According to Aaron Mayfield, who all the occupiers refer to as “Bear”, the numbers hover around 15-20 people during the week to almost 40 on the weekends.
“There is going to be a lot more planned for the next week,” Mayfield said. “People need to know we’re still out here. People need to know we’re here for them. We are doing it for the 99 percent.”
Along with growing in numbers, organization of the movement has increased dramatically. Separate committees have been formed within the group, ranging from Media Outreach to Education. They also hold general assembly at least once a day, allowing for issues to be heard, events to be planned, and discussions to be had.
“We even deal in homeless outreach,” Mayfield said. “They’re part of the 99 percent too, and a lot of them are veterans.”
One member of the group mentioned that these are people that were allowed to pick up a gun to defend our country, but are now being ignored. The groups turns nobody away, sharing their food with the homeless; while giving advice or just simply a place to sleep.
Another member of the movement, wanting simply to be known as Roman, highlighted how safe the park has become for the people who sleep in it every night. Safety is provided by a night-watch system, in which everyone plays their part.
They are also developing ways to become a more sustainable operation in the park. They have set up a first-aid tent and recycling stations, with more coming soon.
“We are going to have a kitchen soon,” Roman said. “It will allow us to have food for longer, making us more sustainable.”
One of the factors that has allowed Occupy Lansing to be so successful so far, is full support from the city of Lansing.
“Along with the movement in Albany, we are the only two that have the full support of our city’s mayor and police department,” Mayfield said. “I have the numbers of both police chiefs in my cell phone.”
They have maintained this positive relationship by keeping the city informed of everything that they plan to do; and the city responds by doing everything they can to help.
“When we had the march from Michigan State’s campus to the park, we told the police and they did a great job of blocking the roads for us,” Roman said.

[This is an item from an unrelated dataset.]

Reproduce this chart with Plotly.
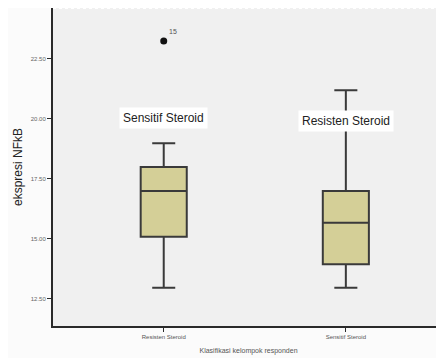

Now that the group has organized themselves and put together a working community in the park, they have turned to planning events so that more people in the Lansing area can experience the movement. A general strike is being planned for Nov. 2, an act of solidarity with the Occupy Oakland movement, where an Iraq War veteran was injured by a tear gas canister fired by police officers.
Another event is being planned that will involve the students of MSU, although he cannot divulge any details yet, Mayfield promises it will be unique.
“We are planning something special in the next few weeks. We want MSU students to come out here for it,” Mayfield said. “It will be unlike anything ever been done before.”